■ Work required
Count every line below that contains "this", then state the total with no other output.

--

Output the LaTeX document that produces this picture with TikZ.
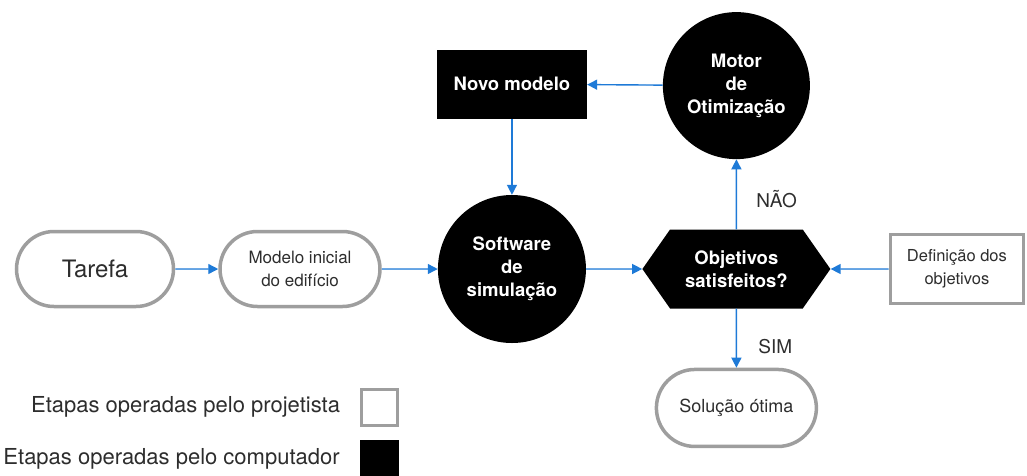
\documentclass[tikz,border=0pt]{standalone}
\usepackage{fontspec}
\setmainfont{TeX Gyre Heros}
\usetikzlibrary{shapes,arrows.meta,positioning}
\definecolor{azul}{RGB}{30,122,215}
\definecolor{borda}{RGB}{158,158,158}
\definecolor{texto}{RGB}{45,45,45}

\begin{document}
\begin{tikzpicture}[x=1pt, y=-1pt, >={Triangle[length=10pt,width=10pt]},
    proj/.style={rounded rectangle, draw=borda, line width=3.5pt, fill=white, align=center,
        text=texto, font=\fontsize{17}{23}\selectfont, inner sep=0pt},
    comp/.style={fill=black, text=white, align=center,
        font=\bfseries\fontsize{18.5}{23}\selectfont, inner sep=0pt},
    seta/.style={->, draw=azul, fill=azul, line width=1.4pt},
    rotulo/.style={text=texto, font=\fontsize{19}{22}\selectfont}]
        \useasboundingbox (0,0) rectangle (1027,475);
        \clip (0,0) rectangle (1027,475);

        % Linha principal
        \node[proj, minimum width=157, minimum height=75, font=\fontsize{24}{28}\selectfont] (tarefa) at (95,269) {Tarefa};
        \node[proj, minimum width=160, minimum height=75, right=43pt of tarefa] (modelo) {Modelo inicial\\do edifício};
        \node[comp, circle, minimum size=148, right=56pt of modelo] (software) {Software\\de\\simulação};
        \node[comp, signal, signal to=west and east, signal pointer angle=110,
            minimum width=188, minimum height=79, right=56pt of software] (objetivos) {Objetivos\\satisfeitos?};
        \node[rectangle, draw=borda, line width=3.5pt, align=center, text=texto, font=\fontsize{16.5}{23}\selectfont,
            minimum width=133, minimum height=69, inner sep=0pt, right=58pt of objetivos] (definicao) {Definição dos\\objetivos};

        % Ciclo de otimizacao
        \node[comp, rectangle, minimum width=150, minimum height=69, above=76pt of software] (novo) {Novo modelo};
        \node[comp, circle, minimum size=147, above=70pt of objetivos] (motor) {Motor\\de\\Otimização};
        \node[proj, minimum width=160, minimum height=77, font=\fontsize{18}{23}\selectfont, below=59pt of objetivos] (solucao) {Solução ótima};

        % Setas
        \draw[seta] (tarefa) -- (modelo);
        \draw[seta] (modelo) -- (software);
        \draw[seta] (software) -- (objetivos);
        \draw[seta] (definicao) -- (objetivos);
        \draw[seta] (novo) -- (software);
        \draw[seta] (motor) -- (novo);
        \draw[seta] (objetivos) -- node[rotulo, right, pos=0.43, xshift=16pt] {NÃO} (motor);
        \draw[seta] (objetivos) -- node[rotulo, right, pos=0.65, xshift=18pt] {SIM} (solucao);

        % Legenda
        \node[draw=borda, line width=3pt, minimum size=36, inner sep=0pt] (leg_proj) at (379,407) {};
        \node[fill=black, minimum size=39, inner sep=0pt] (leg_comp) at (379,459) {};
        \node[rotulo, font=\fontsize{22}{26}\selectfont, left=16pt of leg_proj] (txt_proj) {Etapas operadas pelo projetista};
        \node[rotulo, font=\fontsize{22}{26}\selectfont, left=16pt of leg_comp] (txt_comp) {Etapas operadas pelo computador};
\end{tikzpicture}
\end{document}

--

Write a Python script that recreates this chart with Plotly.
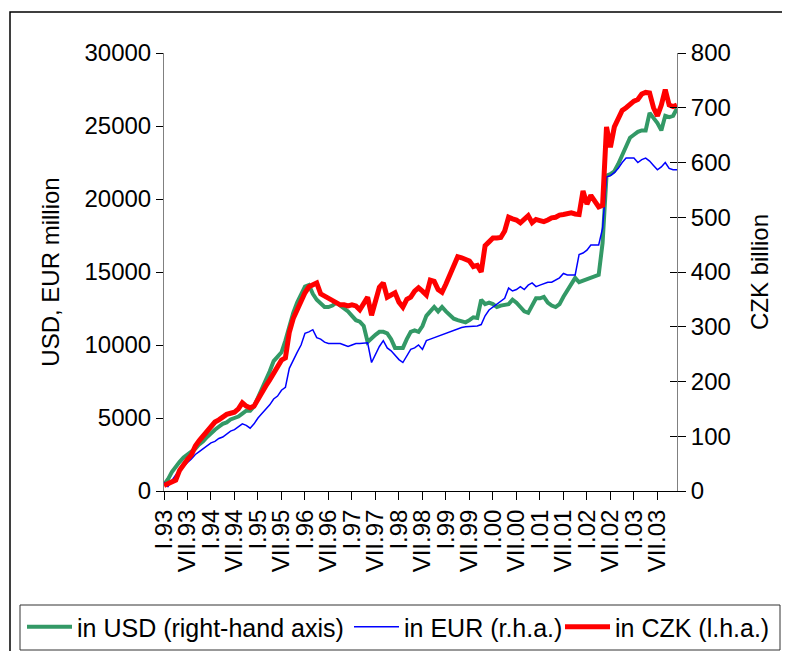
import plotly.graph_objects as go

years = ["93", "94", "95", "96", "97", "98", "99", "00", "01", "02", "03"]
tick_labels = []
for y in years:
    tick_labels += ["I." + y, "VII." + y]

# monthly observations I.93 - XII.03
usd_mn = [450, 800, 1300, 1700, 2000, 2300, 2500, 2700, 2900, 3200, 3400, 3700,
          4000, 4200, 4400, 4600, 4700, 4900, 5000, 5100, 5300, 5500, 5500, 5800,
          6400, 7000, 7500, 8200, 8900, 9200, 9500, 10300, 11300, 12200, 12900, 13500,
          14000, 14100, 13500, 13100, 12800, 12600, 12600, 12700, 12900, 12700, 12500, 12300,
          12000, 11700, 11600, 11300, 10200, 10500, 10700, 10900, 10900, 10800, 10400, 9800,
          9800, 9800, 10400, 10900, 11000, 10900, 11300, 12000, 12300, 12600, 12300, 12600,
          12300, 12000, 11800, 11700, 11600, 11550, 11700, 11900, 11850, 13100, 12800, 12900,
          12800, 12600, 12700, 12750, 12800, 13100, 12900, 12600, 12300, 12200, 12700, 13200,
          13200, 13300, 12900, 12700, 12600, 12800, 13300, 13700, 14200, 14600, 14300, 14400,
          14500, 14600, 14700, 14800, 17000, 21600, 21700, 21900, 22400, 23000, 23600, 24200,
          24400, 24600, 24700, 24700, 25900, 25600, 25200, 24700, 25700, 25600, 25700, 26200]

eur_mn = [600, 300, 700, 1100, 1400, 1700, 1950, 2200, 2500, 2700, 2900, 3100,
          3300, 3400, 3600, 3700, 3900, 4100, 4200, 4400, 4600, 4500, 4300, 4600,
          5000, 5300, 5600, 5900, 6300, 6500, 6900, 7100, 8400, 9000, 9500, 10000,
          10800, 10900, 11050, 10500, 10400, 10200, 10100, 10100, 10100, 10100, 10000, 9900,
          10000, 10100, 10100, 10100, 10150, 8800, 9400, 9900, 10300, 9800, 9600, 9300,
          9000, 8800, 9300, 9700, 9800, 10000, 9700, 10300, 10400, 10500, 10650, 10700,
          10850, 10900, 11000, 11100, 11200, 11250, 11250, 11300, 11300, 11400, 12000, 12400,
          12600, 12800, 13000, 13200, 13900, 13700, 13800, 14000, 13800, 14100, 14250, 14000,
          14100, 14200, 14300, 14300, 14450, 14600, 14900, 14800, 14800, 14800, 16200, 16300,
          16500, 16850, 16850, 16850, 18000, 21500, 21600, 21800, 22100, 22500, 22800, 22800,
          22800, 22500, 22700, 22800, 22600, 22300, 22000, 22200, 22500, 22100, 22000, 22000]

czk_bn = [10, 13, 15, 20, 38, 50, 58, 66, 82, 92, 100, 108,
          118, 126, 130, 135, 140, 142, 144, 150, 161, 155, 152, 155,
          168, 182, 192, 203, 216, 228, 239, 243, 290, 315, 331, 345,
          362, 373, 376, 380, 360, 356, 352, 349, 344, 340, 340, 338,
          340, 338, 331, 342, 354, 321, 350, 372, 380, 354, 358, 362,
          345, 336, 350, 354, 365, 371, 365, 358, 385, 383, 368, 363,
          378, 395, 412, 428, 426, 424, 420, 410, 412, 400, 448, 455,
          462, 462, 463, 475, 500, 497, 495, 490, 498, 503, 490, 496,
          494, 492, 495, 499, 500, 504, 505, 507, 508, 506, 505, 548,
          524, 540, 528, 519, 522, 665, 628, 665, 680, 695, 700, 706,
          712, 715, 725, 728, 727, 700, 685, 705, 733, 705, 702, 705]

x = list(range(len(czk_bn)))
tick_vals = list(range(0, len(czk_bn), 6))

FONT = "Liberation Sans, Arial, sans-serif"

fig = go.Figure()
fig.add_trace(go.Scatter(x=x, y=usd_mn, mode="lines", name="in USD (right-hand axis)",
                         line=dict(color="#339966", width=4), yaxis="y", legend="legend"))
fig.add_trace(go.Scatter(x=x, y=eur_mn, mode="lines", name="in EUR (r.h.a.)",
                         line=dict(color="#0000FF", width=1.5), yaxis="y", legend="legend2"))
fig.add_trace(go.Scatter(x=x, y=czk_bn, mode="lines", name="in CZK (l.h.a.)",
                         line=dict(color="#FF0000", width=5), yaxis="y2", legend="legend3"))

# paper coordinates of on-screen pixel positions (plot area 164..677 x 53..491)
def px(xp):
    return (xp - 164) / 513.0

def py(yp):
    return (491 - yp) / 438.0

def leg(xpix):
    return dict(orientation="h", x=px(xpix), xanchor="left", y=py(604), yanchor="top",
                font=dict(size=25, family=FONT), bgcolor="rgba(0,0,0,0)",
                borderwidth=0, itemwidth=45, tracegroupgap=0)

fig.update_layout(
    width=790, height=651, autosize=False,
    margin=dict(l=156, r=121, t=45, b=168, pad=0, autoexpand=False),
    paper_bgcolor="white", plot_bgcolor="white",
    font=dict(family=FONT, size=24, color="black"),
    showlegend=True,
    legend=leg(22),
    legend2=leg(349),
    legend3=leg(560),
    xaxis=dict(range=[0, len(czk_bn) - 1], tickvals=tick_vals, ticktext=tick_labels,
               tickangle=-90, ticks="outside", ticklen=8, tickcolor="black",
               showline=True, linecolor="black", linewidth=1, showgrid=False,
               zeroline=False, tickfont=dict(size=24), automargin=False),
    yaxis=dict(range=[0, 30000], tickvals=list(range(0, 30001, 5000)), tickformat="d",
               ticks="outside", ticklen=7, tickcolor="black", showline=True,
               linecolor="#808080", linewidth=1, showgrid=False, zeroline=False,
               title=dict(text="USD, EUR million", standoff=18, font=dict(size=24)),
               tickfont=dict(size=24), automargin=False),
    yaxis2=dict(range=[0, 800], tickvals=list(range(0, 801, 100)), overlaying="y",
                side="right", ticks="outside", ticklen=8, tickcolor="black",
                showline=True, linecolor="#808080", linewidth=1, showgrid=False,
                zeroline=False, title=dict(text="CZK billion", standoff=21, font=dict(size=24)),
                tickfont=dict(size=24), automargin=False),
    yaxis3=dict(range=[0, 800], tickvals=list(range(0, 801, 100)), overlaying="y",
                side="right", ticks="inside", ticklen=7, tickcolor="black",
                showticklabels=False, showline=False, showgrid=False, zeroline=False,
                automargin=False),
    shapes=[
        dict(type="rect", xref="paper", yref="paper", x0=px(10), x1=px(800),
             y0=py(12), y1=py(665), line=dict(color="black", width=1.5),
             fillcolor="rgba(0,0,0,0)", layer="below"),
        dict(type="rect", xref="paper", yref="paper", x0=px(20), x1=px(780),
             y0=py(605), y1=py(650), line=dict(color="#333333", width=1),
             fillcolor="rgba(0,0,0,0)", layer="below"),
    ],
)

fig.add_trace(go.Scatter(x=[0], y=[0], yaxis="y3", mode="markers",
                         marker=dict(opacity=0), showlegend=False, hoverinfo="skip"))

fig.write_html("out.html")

--

■ The reply
2